Anyways – I am sick and tired of subsidizing the likes of Walmart via taxation, if they can not afford to pay their employees enough to stay alive then maybe they ought to go out of business.

Uriel-238 (profile) says:

Re: Re: Redistribution of wealth by force

People who don’t agree with the taxes they have to pay would argue that the money is taken at the point of a gun. The IRS is happy to deploy SWAT teams where subpoenas fail.

I expect, ultimately, more intervention will be needed with the coming robot revolution, in which delivery, clerical and even professional jobs will be replaced with robots and computers, many of which are available today, and those that aren’t are in late development stages.

Regardless, human nature is what makes these problems complicated. We can’t solve tragedized commons, dehumanization of everyone outside our close circles or predilections for hoarding wealth by Just say no campaigns any more than we can solve teenage pregnancy or drug addiction epidemics.

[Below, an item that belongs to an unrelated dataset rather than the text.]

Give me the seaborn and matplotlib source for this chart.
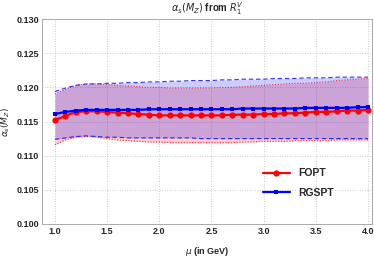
import numpy as np
import pandas as pd
import matplotlib
matplotlib.use('Agg')
import matplotlib.pyplot as plt
from matplotlib.ticker import MultipleLocator
import seaborn as sns

# data (mu = 1.0 ... 4.0 in steps of 0.1)
mu = [1.0, 1.1, 1.2, 1.3, 1.4, 1.5, 1.6, 1.7, 1.8, 1.9, 2.0,
      2.1, 2.2, 2.3, 2.4, 2.5, 2.6, 2.7, 2.8, 2.9, 3.0,
      3.1, 3.2, 3.3, 3.4, 3.5, 3.6, 3.7, 3.8, 3.9, 4.0]

fopt = [0.1152, 0.1158, 0.1164, 0.1165, 0.1165, 0.1164, 0.1163, 0.1162, 0.1161, 0.1160, 0.1159,
        0.1159, 0.1159, 0.1159, 0.1159, 0.1159, 0.1159, 0.1160, 0.1160, 0.1160, 0.1161,
        0.1161, 0.1162, 0.1162, 0.1163, 0.1164, 0.1164, 0.1165, 0.1166, 0.1166, 0.1167]
rgspt = [0.1161, 0.1164, 0.1166, 0.1167, 0.1167, 0.1167, 0.1167, 0.1167, 0.1167, 0.1168, 0.1168,
         0.1168, 0.1168, 0.1168, 0.1168, 0.1168, 0.1168, 0.1168, 0.1169, 0.1169, 0.1169,
         0.1169, 0.1169, 0.1169, 0.1170, 0.1170, 0.1170, 0.1170, 0.1170, 0.1171, 0.1171]

fopt_hi = [0.1190, 0.1197, 0.1203, 0.1205, 0.1205, 0.1204, 0.1203, 0.1202, 0.1201, 0.1200, 0.1200,
           0.1199, 0.1199, 0.1199, 0.1199, 0.1199, 0.1200, 0.1200, 0.1201, 0.1202, 0.1203,
           0.1204, 0.1205, 0.1206, 0.1206, 0.1207, 0.1208, 0.1210, 0.1211, 0.1212, 0.1213]
fopt_lo = [0.1116, 0.1123, 0.1127, 0.1128, 0.1127, 0.1125, 0.1123, 0.1122, 0.1121, 0.1120, 0.1120,
           0.1119, 0.1119, 0.1119, 0.1119, 0.1119, 0.1119, 0.1119, 0.1120, 0.1120, 0.1121,
           0.1121, 0.1121, 0.1122, 0.1122, 0.1122, 0.1122, 0.1123, 0.1123, 0.1123, 0.1123]
rgspt_hi = [0.1194, 0.1199, 0.1203, 0.1205, 0.1205, 0.1206, 0.1206, 0.1207, 0.1207, 0.1208, 0.1208,
            0.1209, 0.1209, 0.1210, 0.1210, 0.1210, 0.1211, 0.1211, 0.1212, 0.1212, 0.1212,
            0.1213, 0.1213, 0.1213, 0.1214, 0.1214, 0.1214, 0.1215, 0.1215, 0.1215, 0.1215]
rgspt_lo = [0.1124, 0.1126, 0.1128, 0.1129, 0.1128, 0.1127, 0.1127, 0.1126, 0.1126, 0.1126, 0.1126,
            0.1126, 0.1126, 0.1126, 0.1125, 0.1125, 0.1125, 0.1125, 0.1125, 0.1125, 0.1125,
            0.1125, 0.1125, 0.1125, 0.1125, 0.1125, 0.1125, 0.1125, 0.1125, 0.1125, 0.1125]

sns.set_style('white')
plt.rcParams['font.family'] = ['Liberation Sans', 'DejaVu Sans']
plt.rcParams['mathtext.fontset'] = 'dejavusans'

fig = plt.figure(figsize=(3.74, 2.58), dpi=100)
ax = fig.add_axes([0.112, 0.132, 0.883, 0.794])

# bands
ax.fill_between(mu, fopt_lo, fopt_hi, color='red', alpha=0.2, lw=0, zorder=1)
ax.fill_between(mu, rgspt_lo, rgspt_hi, color='blue', alpha=0.2, lw=0, zorder=1)
ax.plot(mu, fopt_hi, color='red', ls=(0, (1, 1.5)), lw=0.8, alpha=0.8, zorder=2)
ax.plot(mu, fopt_lo, color='red', ls=(0, (1, 1.5)), lw=0.8, alpha=0.8, zorder=2)
ax.plot(mu, rgspt_hi, color='blue', ls=(0, (4, 2.5)), lw=0.8, alpha=0.8, zorder=2)
ax.plot(mu, rgspt_lo, color='blue', ls=(0, (4, 2.5)), lw=0.8, alpha=0.8, zorder=2)

sns.lineplot(x=mu, y=fopt, color='red', marker='o', markersize=4.5,
             markeredgewidth=0, linewidth=1.6, label='FOPT', ax=ax, zorder=3)
sns.lineplot(x=mu, y=rgspt, color='blue', marker='s', markersize=3.3,
             markeredgewidth=0, linewidth=1.6, label='RGSPT', ax=ax, zorder=3)

ax.set_xlim(0.875, 4.04)
ax.set_ylim(0.100, 0.130)
ax.xaxis.set_major_locator(MultipleLocator(0.5))
ax.xaxis.set_minor_locator(MultipleLocator(0.1))
ax.yaxis.set_major_locator(MultipleLocator(0.005))
ax.yaxis.set_minor_locator(MultipleLocator(0.001))
ax.set_xticks(np.arange(1.0, 4.01, 0.5))
ax.set_xticklabels([f'{v:.1f}' for v in np.arange(1.0, 4.01, 0.5)])
ax.set_yticklabels([f'{v:.3f}' for v in ax.get_yticks()])
ax.tick_params(which='both', direction='in', color='#999999', labelsize=6.5, pad=2)
ax.tick_params(which='major', length=4, width=0.6)
ax.tick_params(which='minor', length=2, width=0.5)
for lab in ax.get_xticklabels() + ax.get_yticklabels():
    lab.set_fontweight('bold')
for s in ax.spines.values():
    s.set_color('#aaaaaa')
    s.set_linewidth(0.7)
ax.grid(True, which='major', ls=(0, (1, 2)), color='#bbbbbb', lw=0.6)
ax.set_axisbelow(True)

ax.set_title(r'$\alpha_s(M_Z)$ from $R_1^V$', fontsize=7, fontweight='bold', pad=5)
ax.set_xlabel(r'$\mu$ (in GeV)', fontsize=6.5, fontweight='bold', labelpad=7)
ax.set_ylabel(r'$\alpha_s(M_Z)$', fontsize=6.5, fontweight='bold', labelpad=3)

leg = ax.legend(loc='center left', bbox_to_anchor=(0.64, 0.20), frameon=False,
                handlelength=2.6, labelspacing=0.9, prop={'size': 7.5, 'weight': 'bold'})

fig.savefig('out.png', dpi=100)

We work with human nature, or we work around human nature, but trying to convince the public to ignore human nature only serves to march progress backwards.

That One Guy (profile) says:

Lies, damn lies, and FCC press releases

So there was an attack against their systems but they kept no logs, apparently didn’t report it to anyone else(you’d think a major government agency being attacked would be of interest to other agencies tasked with investigating that sort of thing), and now there are logs but they refuse to release them…

Or they’re lying through their teeth and there was no attack, and therefore there are no logs to release.

Occam’s Razor makes it pretty clear which of those two are more likely, and given the current head of the agency seems to have no problem lying to the public and/or repeating debunked falsehoods I know which one I’m going with as the more likely explanation.